Moon Express Demonstrates Mini-Radar Lunar Landing System

MOUNTAIN VIEW, Calif., Aug. 24, 2011 /PRNewswire/ — Moon Express, a Google Lunar X PRIZE contender, announced today that it has successfully demonstrated a critical component of its lunar landing technology to NASA under its Innovative Lunar Demonstration Data (ILDD) Program contract. The Moon Express Mini-Radar System promises to radically reduce the cost and mass of the company’s commercial lunar landing system. NASA has reviewed and accepted the Moon Express Mini-Radar data package, satisfying the requirements of the $500K First Task Order under the company’s $10M commercial lunar data contract.

Silicon Valley-based Moon Express was one of only three U.S. companies awarded the first Task Order under NASA’s ILDD program. Under the task order, NASA agreed to purchase data resulting from the successful test and demonstration of the company’s state-of-the-art Mini-Radar sensor, a critical component of its lunar landing system.

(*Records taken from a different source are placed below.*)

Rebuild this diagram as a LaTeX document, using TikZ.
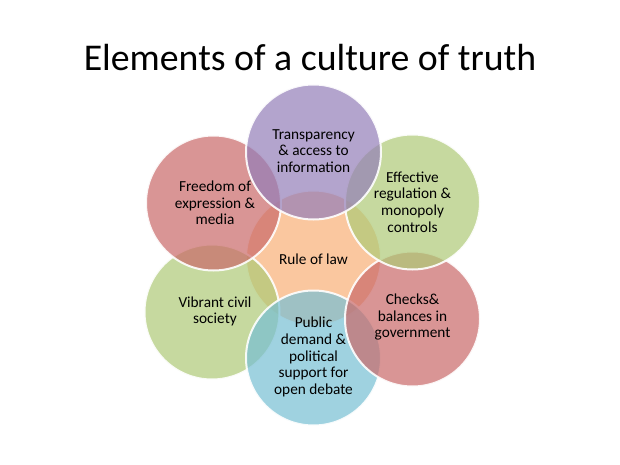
\documentclass[tikz,border=0pt]{standalone}
\usepackage{fontspec}
\setmainfont{Carlito}
\definecolor{cpurple}{RGB}{148,126,184}
\definecolor{cred}{RGB}{202,105,105}
\definecolor{cgreen}{RGB}{174,202,119}
\definecolor{corange}{RGB}{248,176,119}
\definecolor{cblue}{RGB}{119,191,212}
\begin{document}
\begin{tikzpicture}[x=1pt,y=-1pt,
  circ/.style={circle, minimum size=135pt, inner sep=0pt, draw=white, line width=2pt, fill opacity=0.7, draw opacity=0.9},
  lbl/.style={align=center, font=\fontsize{15.3}{16.6}\selectfont, text=black, inner sep=0pt},
  ttl/.style={font=\fontsize{37.8}{44}\selectfont, text=black, inner sep=0pt, anchor=base}]
\useasboundingbox (0,0) rectangle (620,465);
\fill[white] (0,0) rectangle (620,465);
\node[ttl] (title) at (310,71) {Elements of a culture of truth};
% circles
\node[circ, fill=corange] (cen) at (313.5,258) {};
\node[circ, fill=cgreen] (ll) at (212,312) {};
\node[circ, fill=cblue] (bot) at (313.5,358) {};
\node[circ, fill=cred] (lr) at (412.5,319) {};
\node[circ, fill=cgreen] (ur) at (412.5,202) {};
\node[circ, fill=cred] (ul) at (213.5,203) {};
\node[circ, fill=cpurple] (top) at (313.5,152) {};
% labels
\node[lbl] (tcen) at (313.5,259) {Rule of law};
\node[lbl] (ttop) at (313.5,151) {Transparency\\\& access to\\information};
\node[lbl] (tur) at (412.5,202) {Effective\\regulation \&\\monopoly\\controls};
\node[lbl] (tlr) at (412.5,317) {Checks\&\\balances in\\government};
\node[lbl] (tbot) at (313.5,357) {Public\\demand \&\\political\\support for\\open debate};
\node[lbl] (tll) at (215,311.5) {Vibrant civil\\society};
\node[lbl] (tul) at (215,203) {Freedom of\\expression \&\\media};
\end{tikzpicture}
\end{document}
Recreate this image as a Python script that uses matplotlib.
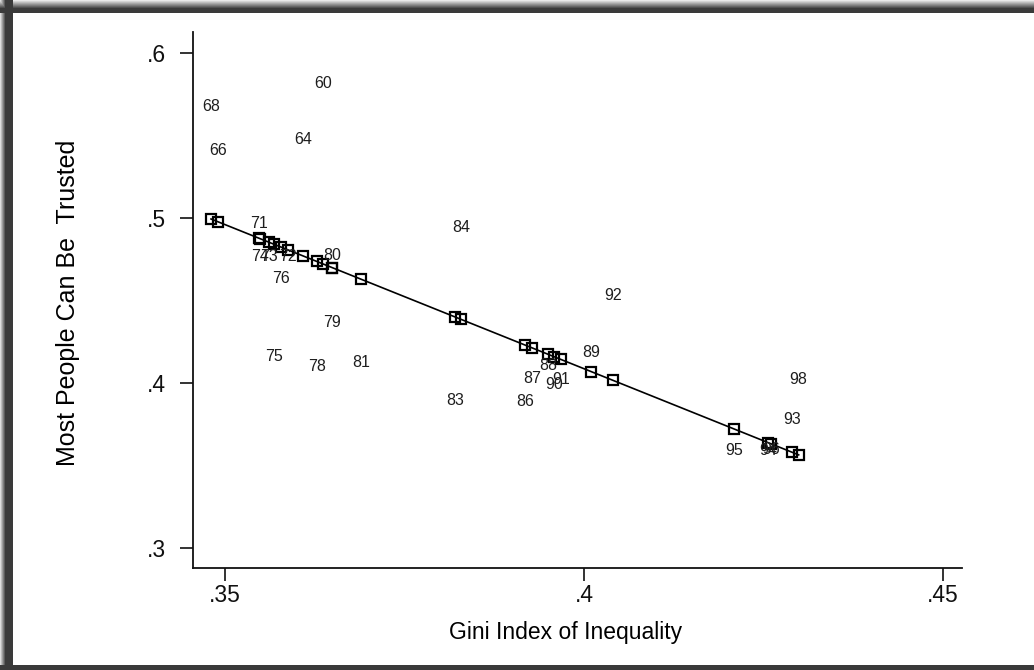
import numpy as np
import matplotlib
matplotlib.use("Agg")
import matplotlib.pyplot as plt

# ---- data ----
years = ['60', '64', '66', '68', '71', '72', '73', '74', '75', '76', '78', '79', '80', '81',
         '83', '84', '86', '87', '88', '89', '90', '91', '92', '93', '94', '95', '96', '98']
gini = [0.3636, 0.3609, 0.3490, 0.34805, 0.3547, 0.3588, 0.3561, 0.3549, 0.3568, 0.3578,
        0.3628, 0.3649, 0.3649, 0.3689, 0.3820, 0.3829, 0.3918, 0.3928, 0.3950, 0.4010,
        0.3958, 0.3968, 0.4040, 0.4290, 0.4256, 0.4209, 0.4260, 0.4299]
trust = [0.5812, 0.5473, 0.5406, 0.5673, 0.4964, 0.4764, 0.4764, 0.4764, 0.4158, 0.4636,
         0.4103, 0.4364, 0.4770, 0.4127, 0.3897, 0.4945, 0.3885, 0.4030, 0.4109, 0.4182,
         0.3988, 0.4024, 0.4533, 0.3776, 0.3594, 0.3594, 0.3600, 0.4024]
fit_intercept = 1.1073
fit_slope = -1.7466
x_ticks = [0.35, 0.40, 0.45]
x_ticklabels = ['.35', '.4', '.45']
y_ticks = [0.3, 0.4, 0.5, 0.6]
y_ticklabels = ['.3', '.4', '.5', '.6']

plt.rcParams['font.family'] = ['Liberation Sans', 'DejaVu Sans']

W, H = 1034, 670
fig = plt.figure(figsize=(W / 100, H / 100), dpi=100)

# ---- decorative frame (dark border with soft shadow) ----
bg = np.ones((H, W, 3))
dark = np.array([0.23, 0.23, 0.23])
yy = np.arange(H)[:, None]
xx = np.arange(W)[None, :]
a_top = np.clip((yy + 1) / 9.0, 0, 1) * (yy < 13)
a_left = np.clip((xx + 1) / 6.0, 0, 1) * (xx < 13)
a_bot = (yy >= 665).astype(float)
alpha = np.maximum(np.maximum(a_top, a_left), a_bot)
alpha = np.broadcast_to(alpha, (H, W))
img = bg * (1 - alpha[..., None]) + dark * alpha[..., None]
bax = fig.add_axes([0, 0, 1, 1], zorder=-5)
bax.imshow(img, aspect='auto', interpolation='nearest')
bax.set_axis_off()

# ---- main axes ----
ax = fig.add_axes([193 / W, 1 - 568 / H, (962 - 193) / W, (568 - 32) / H])
ax.patch.set_alpha(0)
ax.set_xlim(0.34554, 0.45265)
ax.set_ylim(0.2879, 0.6127)

g = np.array(gini)
order = np.argsort(g)
gs = g[order]
fitted = fit_intercept + fit_slope * gs
ax.plot(gs, fitted, color='black', lw=1.2, marker='s', markersize=7.2,
        markerfacecolor='none', markeredgecolor='black', markeredgewidth=1.6, zorder=3)

for yr, xv, yv in zip(years, gini, trust):
    ax.text(xv, yv, yr, ha='center', va='center', fontsize=11.5, color='#1e1e1e', zorder=4)

ax.set_xticks(x_ticks)
ax.set_xticklabels(x_ticklabels)
ax.set_yticks(y_ticks)
ax.set_yticklabels(y_ticklabels)
for s in ['top', 'right']:
    ax.spines[s].set_visible(False)
for s in ['left', 'bottom']:
    ax.spines[s].set_linewidth(1.3)
    ax.spines[s].set_color('#111111')
ax.tick_params(axis='both', direction='out', length=9.5, width=1.2, labelsize=16.5,
               colors='#111111')
ax.tick_params(axis='x', pad=2)
ax.tick_params(axis='y', pad=10)
ax.set_xlabel('Gini Index of Inequality', fontsize=16.5)
ax.set_ylabel('Most People Can Be  Trusted', fontsize=18)
# label centres as in the reference (pixels -> axes fraction)
ax.xaxis.set_label_coords((566 - 193) / (962 - 193), -(633 - 568) / (568 - 32))
ax.yaxis.set_label_coords(-(193 - 68) / (962 - 193), (568 - 303) / (568 - 32))
ax.xaxis.label.set_va('center')
ax.yaxis.label.set_va('center')

fig.savefig('out.png', dpi=100)
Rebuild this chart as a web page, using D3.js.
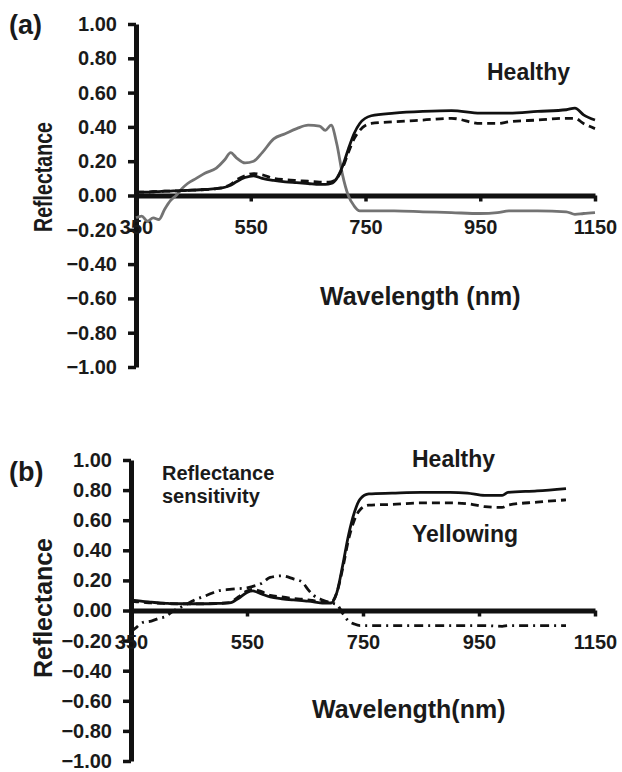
<!DOCTYPE html>
<html>
<head>
<meta charset="utf-8">
<script src="https://cdn.jsdelivr.net/npm/d3@7"></script>
<style>
body { margin: 0; background: #fff; }
svg text { font-family: "Liberation Sans", Arial, sans-serif; font-weight: bold; fill: #1a1a1a; }
</style>
</head>
<body>
<div id="chart"></div>
<script>
// panel (a)
var wlA = [350, 360, 370, 380, 390, 400, 410, 420, 430, 440, 455, 470, 490, 505, 515, 525, 540, 555, 570, 590, 610, 630, 650, 670, 680, 690, 700, 710, 720, 730, 740, 760, 800, 850, 900, 950, 980, 1000, 1050, 1100, 1115, 1130, 1150];
var healthyA = [0.02, 0.02, 0.02, 0.022, 0.023, 0.025, 0.026, 0.027, 0.028, 0.03, 0.032, 0.035, 0.04, 0.048, 0.06, 0.08, 0.105, 0.115, 0.1, 0.088, 0.08, 0.075, 0.07, 0.065, 0.065, 0.07, 0.1, 0.17, 0.27, 0.36, 0.42, 0.465, 0.48, 0.49, 0.495, 0.48, 0.48, 0.48, 0.49, 0.5, 0.51, 0.47, 0.44];
var yellowA = [0.02, 0.02, 0.02, 0.022, 0.023, 0.025, 0.026, 0.027, 0.028, 0.03, 0.032, 0.035, 0.04, 0.05, 0.065, 0.09, 0.115, 0.128, 0.12, 0.1, 0.092, 0.087, 0.083, 0.078, 0.077, 0.08, 0.1, 0.16, 0.25, 0.33, 0.38, 0.42, 0.43, 0.44, 0.45, 0.42, 0.42, 0.43, 0.44, 0.45, 0.45, 0.42, 0.39];
var diffA = [-0.13, -0.12, -0.15, -0.13, -0.14, -0.08, -0.03, 0.0, 0.04, 0.07, 0.1, 0.13, 0.16, 0.21, 0.25, 0.22, 0.19, 0.2, 0.25, 0.33, 0.36, 0.39, 0.41, 0.405, 0.38, 0.41, 0.3, 0.12, 0.0, -0.06, -0.09, -0.09, -0.09, -0.095, -0.1, -0.105, -0.1, -0.09, -0.09, -0.095, -0.11, -0.105, -0.1];

// panel (b)
var wlB = [350, 360, 370, 385, 400, 410, 420, 440, 460, 480, 500, 520, 535, 550, 560, 575, 590, 610, 630, 645, 655, 665, 680, 695, 705, 715, 725, 735, 745, 760, 800, 850, 900, 930, 960, 990, 1000, 1050, 1100];
var healthyB = [0.07, 0.065, 0.06, 0.055, 0.05, 0.048, 0.046, 0.045, 0.045, 0.045, 0.047, 0.05, 0.08, 0.12, 0.13, 0.11, 0.09, 0.078, 0.07, 0.065, 0.062, 0.058, 0.05, 0.05, 0.12, 0.3, 0.5, 0.65, 0.74, 0.775, 0.78, 0.785, 0.785, 0.78, 0.765, 0.765, 0.785, 0.795, 0.81];
var yellowB = [0.06, 0.058, 0.055, 0.05, 0.048, 0.046, 0.045, 0.044, 0.044, 0.045, 0.047, 0.052, 0.09, 0.13, 0.14, 0.125, 0.1, 0.09, 0.08, 0.075, 0.07, 0.065, 0.055, 0.055, 0.12, 0.28, 0.47, 0.6, 0.67, 0.7, 0.705, 0.715, 0.715, 0.71, 0.69, 0.685, 0.7, 0.72, 0.735];
var sensB = [-0.14, -0.11, -0.08, -0.07, -0.05, -0.04, -0.01, 0.03, 0.07, 0.1, 0.13, 0.14, 0.145, 0.15, 0.16, 0.18, 0.22, 0.23, 0.21, 0.19, 0.14, 0.1, 0.07, 0.05, 0.04, -0.02, -0.07, -0.09, -0.1, -0.1, -0.1, -0.1, -0.1, -0.1, -0.1, -0.105, -0.1, -0.1, -0.1];

var xTicks = [350, 550, 750, 950, 1150];
var yTicks = [1, 0.8, 0.6, 0.4, 0.2, 0, -0.2, -0.4, -0.6, -0.8, -1];

var svg = d3.select("#chart").append("svg")
    .attr("width", 622)
    .attr("height", 772);

function panel(cfg) {
    var x = d3.scaleLinear().domain([350, 1150]).range([cfg.left, cfg.right]);
    var y = d3.scaleLinear().domain([-1, 1]).range([cfg.bottom, cfg.top]);
    var g = svg.append("g");

    // y axis
    var ya = g.append("g")
        .attr("transform", "translate(" + cfg.left + ",0)")
        .call(d3.axisLeft(y).tickValues(yTicks).tickSize(8).tickSizeOuter(0).tickPadding(11).tickFormat(d3.format(".2f")));
    ya.select(".domain").attr("stroke", "#111").attr("stroke-width", 5);
    ya.selectAll(".tick line").attr("stroke", "#111").attr("stroke-width", 3.5);
    ya.selectAll(".tick text").style("font-size", "20px").attr("fill", "#1a1a1a");

    // x axis
    var xa = g.append("g")
        .attr("transform", "translate(0," + y(0) + ")")
        .call(d3.axisBottom(x).tickValues(xTicks).tickSize(6).tickSizeOuter(0).tickFormat(d3.format("d")));
    xa.select(".domain").attr("stroke", "#111").attr("stroke-width", 5);
    xa.selectAll(".tick line").attr("stroke", "#111").attr("stroke-width", 3.5);
    xa.selectAll(".tick text").style("font-size", "20px").attr("y", 38).attr("dy", null).attr("fill", "#1a1a1a");

    var line = d3.line().x(function(d) { return x(d[0]); }).y(function(d) { return y(d[1]); }).curve(d3.curveMonotoneX);

    cfg.series.forEach(function(s) {
        g.append("path")
            .datum(cfg.wl.map(function(w, i) { return [w, s.values[i]]; }))
            .attr("fill", "none")
            .attr("stroke", s.color)
            .attr("stroke-width", 2.8)
            .attr("stroke-dasharray", s.dash)
            .attr("stroke-linejoin", "round")
            .attr("d", line);
    });

    cfg.labels.forEach(function(l) {
        var t = g.append("text")
            .attr("x", l.x)
            .attr("y", l.y)
            .style("font-size", l.size + "px")
            .text(l.text);
        if (l.len) t.attr("textLength", l.len).attr("lengthAdjust", "spacingAndGlyphs");
        if (l.rotate) t.attr("transform", "rotate(-90," + l.x + "," + l.y + ")").attr("text-anchor", "middle");
    });
}

panel({
    left: 136, right: 595, top: 24, bottom: 367,
    wl: wlA,
    series: [
        { values: diffA, color: "#737373", dash: null },
        { values: yellowA, color: "#111", dash: "8,5" },
        { values: healthyA, color: "#111", dash: null }
    ],
    labels: [
        { text: "(a)", x: 9, y: 34, size: 27 },
        { text: "Healthy", x: 487, y: 80, size: 23 },
        { text: "Wavelength (nm)", x: 320, y: 305, size: 25 },
        { text: "Reflectance", x: 52, y: 177, size: 25, rotate: true, len: 110 }
    ]
});

panel({
    left: 131, right: 595, top: 460, bottom: 761,
    wl: wlB,
    series: [
        { values: sensB, color: "#111", dash: "9,5,2,5" },
        { values: yellowB, color: "#111", dash: "8,5" },
        { values: healthyB, color: "#111", dash: null }
    ],
    labels: [
        { text: "(b)", x: 9, y: 481, size: 27 },
        { text: "Reflectance", x: 162, y: 480, size: 20 },
        { text: "sensitivity", x: 162, y: 503, size: 20 },
        { text: "Healthy", x: 412, y: 467, size: 23 },
        { text: "Yellowing", x: 412, y: 542, size: 23 },
        { text: "Wavelength(nm)", x: 312, y: 718, size: 25 },
        { text: "Reflectance", x: 52, y: 608, size: 25, rotate: true, len: 140 }
    ]
});
</script>
</body>
</html>
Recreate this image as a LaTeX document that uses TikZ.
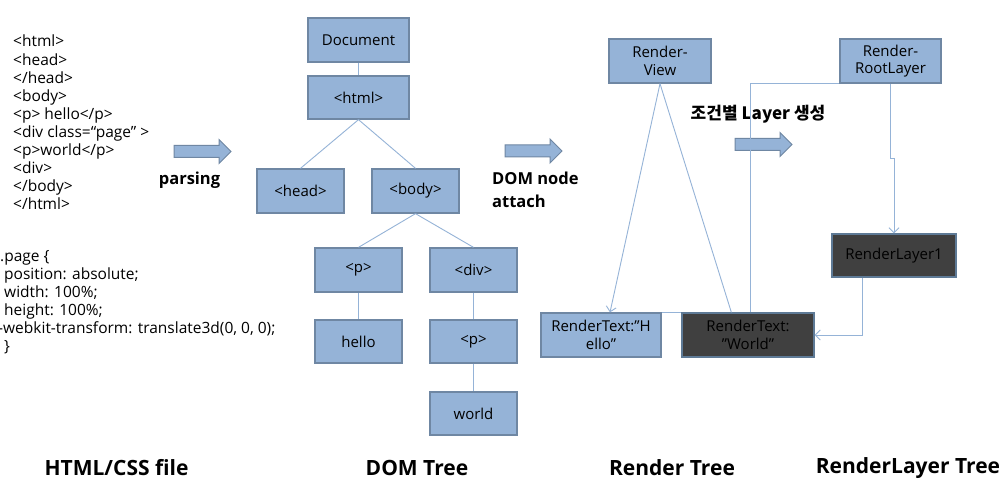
\documentclass[tikz,border=0pt]{standalone}
\usepackage{fontspec}
\setmainfont{Open Sans}
\newfontfamily\krfont{Noto Sans CJK KR}
\usetikzlibrary{arrows.meta,shapes.arrows,calc}
\definecolor{boxfill}{HTML}{95B3D7}
\definecolor{boxline}{HTML}{6F87A3}
\definecolor{darkfill}{HTML}{404040}
\definecolor{darkline}{HTML}{5E7A96}
\definecolor{linkcol}{HTML}{95B3D7}
\tikzset{
  lbox/.style={draw=boxline,line width=1.3pt,fill=boxfill,inner sep=1pt,align=center,
    font=\fontsize{15}{17.5}\selectfont,text=black},
  dbox/.style={lbox,draw=darkline,fill=darkfill,text=black},
  link/.style={draw=linkcol,line width=0.9pt},
  tip/.style={-{Straight Barb[length=5pt,width=10pt,line width=0.9pt]}},
  barrow/.style={single arrow,draw=boxline,line width=1pt,fill=boxfill,minimum width=23pt,
    minimum height=57pt,single arrow head extend=6pt,single arrow head indent=0pt,
    inner xsep=0pt,inner ysep=5.5pt},
  codetext/.style={anchor=north west,inner sep=0pt,align=left,font=\fontsize{15.5}{18.1}\selectfont},
  blab/.style={inner sep=0pt,font=\bfseries\fontsize{16.5}{23}\selectfont},
  title/.style={inner sep=0pt,font=\bfseries\fontsize{21}{24}\selectfont}
}
\begin{document}
\begin{tikzpicture}[x=1pt,y=-1pt]
\useasboundingbox[fill=white] (0,0) rectangle (1005,492);
% code text
\node[codetext] (html) at (13,35) {<html>\\<head>\\</head>\\<body>\\<p> hello</p>\\<div class=“page” >\\<p>world</p>\\<div>\\</body>\\</html>};
\node[codetext] (css) at (0,250) {.page \{\\\hspace*{4pt}position: absolute;\\\hspace*{4pt}width: 100\%;\\\hspace*{4pt}height: 100\%;\\\hspace*{-2pt}-webkit-transform: translate3d(0, 0, 0);\\\hspace*{4pt}\}};
% arrows
\node[barrow] (a1) at (199.5,151.5) {};
\node[blab] (parsing) at (189.5,180) {parsing};
\node[barrow] (a2) at (530.5,151) {};
\node[blab,anchor=west,align=left] (dom) at (492,189.5) {DOM node\\attach};
\node[barrow] (a3) at (760.5,144.5) {};
\node[blab,font=\krfont\bfseries\fontsize{17}{20}\selectfont] (kr) at (758,114) {조건별 Layer 생성};
% DOM tree
\node[lbox,minimum width=101pt,minimum height=44pt] (doc) at (358.5,40) {Document};
\node[lbox,minimum width=101pt,minimum height=43pt] (hhtml) at (358.5,97.5) {<html>};
\node[lbox,minimum width=87pt,minimum height=44pt] (head) at (300.5,191) {<head>};
\node[lbox,minimum width=87pt,minimum height=44pt] (body) at (415.5,191) {<body>};
\node[lbox,minimum width=87pt,minimum height=44pt] (p1) at (358.5,270) {<p>};
\node[lbox,minimum width=87pt,minimum height=44pt] (div) at (473.5,270) {<div>};
\node[lbox,minimum width=87pt,minimum height=43pt] (hello) at (358.5,341.5) {hello};
\node[lbox,minimum width=87pt,minimum height=43pt] (p2) at (473.5,341.5) {<p>};
\node[lbox,minimum width=87pt,minimum height=43pt] (world) at (473.5,413.5) {world};
\draw[link] (doc) -- (hhtml);
\draw[link] (hhtml.south) -- (head.north);
\draw[link] (hhtml.south) -- (body.north);
\draw[link] (body.south) -- (p1.north);
\draw[link] (body.south) -- (div.north);
\draw[link] (p1) -- (hello);
\draw[link] (div) -- (p2);
\draw[link] (p2) -- (world);
% Render tree
\node[lbox,minimum width=102pt,minimum height=44pt] (rview) at (660,61) {Render-\\View};
\node[lbox,minimum width=120pt,minimum height=44pt] (rhello) at (601,335) {RenderText:”H\\ello”};
\node[dbox,minimum width=132pt,minimum height=44pt] (rworld) at (748,335) {RenderText:\\”World”};
% RenderLayer tree
\node[lbox,minimum width=101pt,minimum height=44pt] (rroot) at (890.5,61) {Render-\\RootLayer};
\node[dbox,minimum width=124pt,minimum height=43pt] (rl1) at (894,255.5) {RenderLayer1};
\coordinate (hv) at ($(rhello.north)+(9,0)$);
\coordinate (wv) at ($(rworld.north west)+(50,0)$);
\draw[link,tip] (rview.south) -- (hv);
\draw[link] (rview.south) -- (wv);
\draw[link] (rhello.north east) -- (rworld.north west);
\coordinate (wt) at ($(rworld.north)+(2,0)$);
\draw[link] (rroot.south west) -| (wt);
\coordinate (rs) at ($(rroot.south)+(0,75)$);
\draw[link,tip] (rroot.south) -- (rs) -| (rl1.north);
\coordinate (ls) at ($(rl1.south west)+(31,0)$);
\draw[link,tip] (ls) |- (rworld.east);
% titles
\node[title] (t1) at (116.5,468) {HTML/CSS file};
\node[title] (t2) at (417,468) {DOM Tree};
\node[title] (t3) at (672,468) {Render Tree};
\node[title] (t4) at (908,468) {RenderLayer Tree};
\end{tikzpicture}
\end{document}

Radar provides autonomous landing spacecraft with crucial ranging information to the surface and has been one of the most challenging and high risk elements of all lander systems. Radar systems have also been historically very expensive in terms of dollars, mass and energy. As part of its risk reduction engineering activities, Moon Express initiated a program to continue the development, test and space qualification of an innovative, low cost, low mass, low energy radar concept invented by Stellar Exploration that showed great promise through progressive developments under NASA Small Business Innovation and Research (SBIR) programs. The Moon Express investment significantly advanced the radar technology toward spaceflight readiness.

The testing and space validation of the Mini-Radar involved multiple units subjected to a series of laboratory and field testing. These included multiple dynamic tests on the Lunar Lander Test Vehicle, developed in partnership with NASA, and long range tests on the Zeppelin ‘Eureka’, owned and operated by Airship Ventures, which took the Mini-Radar on flight tests down the California coast and at the Oshkosh Airshow. Additional environmental testing in thermal-vacuum and vibration chambers proved the ruggedness of the Mini-Radar design for spaceflight.